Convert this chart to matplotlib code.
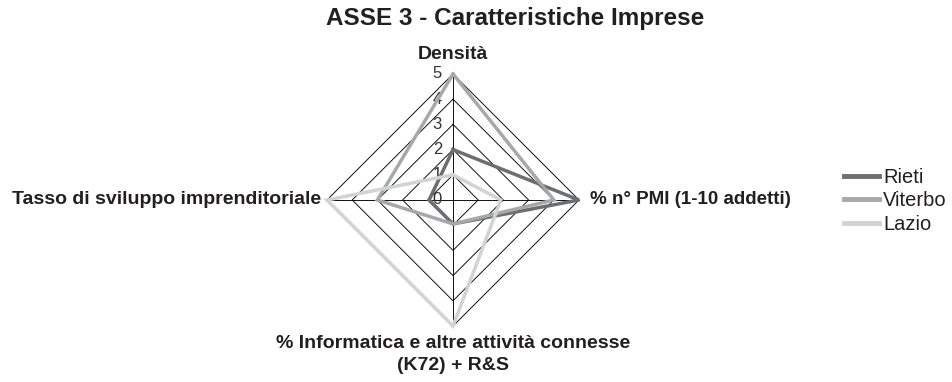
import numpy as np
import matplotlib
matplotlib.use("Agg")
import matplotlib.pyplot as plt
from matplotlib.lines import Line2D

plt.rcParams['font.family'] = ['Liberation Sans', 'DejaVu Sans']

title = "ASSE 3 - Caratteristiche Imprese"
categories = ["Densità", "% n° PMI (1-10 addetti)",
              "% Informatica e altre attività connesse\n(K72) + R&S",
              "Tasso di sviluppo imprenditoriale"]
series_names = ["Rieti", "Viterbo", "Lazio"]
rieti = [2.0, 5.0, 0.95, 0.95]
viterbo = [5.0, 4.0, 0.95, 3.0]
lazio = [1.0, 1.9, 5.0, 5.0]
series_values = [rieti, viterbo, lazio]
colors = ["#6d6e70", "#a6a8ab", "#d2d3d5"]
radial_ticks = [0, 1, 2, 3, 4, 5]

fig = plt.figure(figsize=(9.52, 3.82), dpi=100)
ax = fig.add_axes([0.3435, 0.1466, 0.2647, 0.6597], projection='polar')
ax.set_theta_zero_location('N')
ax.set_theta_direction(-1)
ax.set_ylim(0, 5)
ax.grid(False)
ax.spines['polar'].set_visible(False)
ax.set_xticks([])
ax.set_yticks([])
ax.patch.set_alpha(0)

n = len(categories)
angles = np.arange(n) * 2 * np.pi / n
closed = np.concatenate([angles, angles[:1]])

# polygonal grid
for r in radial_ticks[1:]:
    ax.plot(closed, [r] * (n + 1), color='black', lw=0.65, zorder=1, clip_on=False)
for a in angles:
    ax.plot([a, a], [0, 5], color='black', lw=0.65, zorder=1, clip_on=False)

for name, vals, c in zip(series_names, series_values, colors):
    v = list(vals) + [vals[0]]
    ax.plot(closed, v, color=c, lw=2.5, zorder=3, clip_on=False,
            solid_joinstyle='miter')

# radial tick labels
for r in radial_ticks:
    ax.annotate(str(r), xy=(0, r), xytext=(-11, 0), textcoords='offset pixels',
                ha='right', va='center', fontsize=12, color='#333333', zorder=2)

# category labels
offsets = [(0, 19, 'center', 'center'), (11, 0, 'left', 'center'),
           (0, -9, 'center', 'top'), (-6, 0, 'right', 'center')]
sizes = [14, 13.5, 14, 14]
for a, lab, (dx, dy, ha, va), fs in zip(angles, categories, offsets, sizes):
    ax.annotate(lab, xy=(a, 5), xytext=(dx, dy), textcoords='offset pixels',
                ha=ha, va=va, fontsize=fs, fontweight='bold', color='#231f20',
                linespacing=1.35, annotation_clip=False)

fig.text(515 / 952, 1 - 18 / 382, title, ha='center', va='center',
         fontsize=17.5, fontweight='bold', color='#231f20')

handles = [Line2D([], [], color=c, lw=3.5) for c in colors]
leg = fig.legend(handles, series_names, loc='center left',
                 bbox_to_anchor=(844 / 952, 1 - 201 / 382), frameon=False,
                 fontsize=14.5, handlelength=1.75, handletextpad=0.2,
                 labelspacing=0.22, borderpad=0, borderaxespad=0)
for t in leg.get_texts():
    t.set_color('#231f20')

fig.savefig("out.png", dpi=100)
++++++++++
GIVEN INSTRUCTION: Output the data above without changes, apart from leaving out the pictures.

FULL ANSWER:
Convert this chart to matplotlib code.
import numpy as np
import matplotlib
matplotlib.use("Agg")
import matplotlib.pyplot as plt
from matplotlib.lines import Line2D

plt.rcParams['font.family'] = ['Liberation Sans', 'DejaVu Sans']

title = "ASSE 3 - Caratteristiche Imprese"
categories = ["Densità", "% n° PMI (1-10 addetti)",
              "% Informatica e altre attività connesse\n(K72) + R&S",
              "Tasso di sviluppo imprenditoriale"]
series_names = ["Rieti", "Viterbo", "Lazio"]
rieti = [2.0, 5.0, 0.95, 0.95]
viterbo = [5.0, 4.0, 0.95, 3.0]
lazio = [1.0, 1.9, 5.0, 5.0]
series_values = [rieti, viterbo, lazio]
colors = ["#6d6e70", "#a6a8ab", "#d2d3d5"]
radial_ticks = [0, 1, 2, 3, 4, 5]

fig = plt.figure(figsize=(9.52, 3.82), dpi=100)
ax = fig.add_axes([0.3435, 0.1466, 0.2647, 0.6597], projection='polar')
ax.set_theta_zero_location('N')
ax.set_theta_direction(-1)
ax.set_ylim(0, 5)
ax.grid(False)
ax.spines['polar'].set_visible(False)
ax.set_xticks([])
ax.set_yticks([])
ax.patch.set_alpha(0)

n = len(categories)
angles = np.arange(n) * 2 * np.pi / n
closed = np.concatenate([angles, angles[:1]])

# polygonal grid
for r in radial_ticks[1:]:
    ax.plot(closed, [r] * (n + 1), color='black', lw=0.65, zorder=1, clip_on=False)
for a in angles:
    ax.plot([a, a], [0, 5], color='black', lw=0.65, zorder=1, clip_on=False)

for name, vals, c in zip(series_names, series_values, colors):
    v = list(vals) + [vals[0]]
    ax.plot(closed, v, color=c, lw=2.5, zorder=3, clip_on=False,
            solid_joinstyle='miter')

# radial tick labels
for r in radial_ticks:
    ax.annotate(str(r), xy=(0, r), xytext=(-11, 0), textcoords='offset pixels',
                ha='right', va='center', fontsize=12, color='#333333', zorder=2)

# category labels
offsets = [(0, 19, 'center', 'center'), (11, 0, 'left', 'center'),
           (0, -9, 'center', 'top'), (-6, 0, 'right', 'center')]
sizes = [14, 13.5, 14, 14]
for a, lab, (dx, dy, ha, va), fs in zip(angles, categories, offsets, sizes):
    ax.annotate(lab, xy=(a, 5), xytext=(dx, dy), textcoords='offset pixels',
                ha=ha, va=va, fontsize=fs, fontweight='bold', color='#231f20',
                linespacing=1.35, annotation_clip=False)

fig.text(515 / 952, 1 - 18 / 382, title, ha='center', va='center',
         fontsize=17.5, fontweight='bold', color='#231f20')

handles = [Line2D([], [], color=c, lw=3.5) for c in colors]
leg = fig.legend(handles, series_names, loc='center left',
                 bbox_to_anchor=(844 / 952, 1 - 201 / 382), frameon=False,
                 fontsize=14.5, handlelength=1.75, handletextpad=0.2,
                 labelspacing=0.22, borderpad=0, borderaxespad=0)
for t in leg.get_texts():
    t.set_color('#231f20')

fig.savefig("out.png", dpi=100)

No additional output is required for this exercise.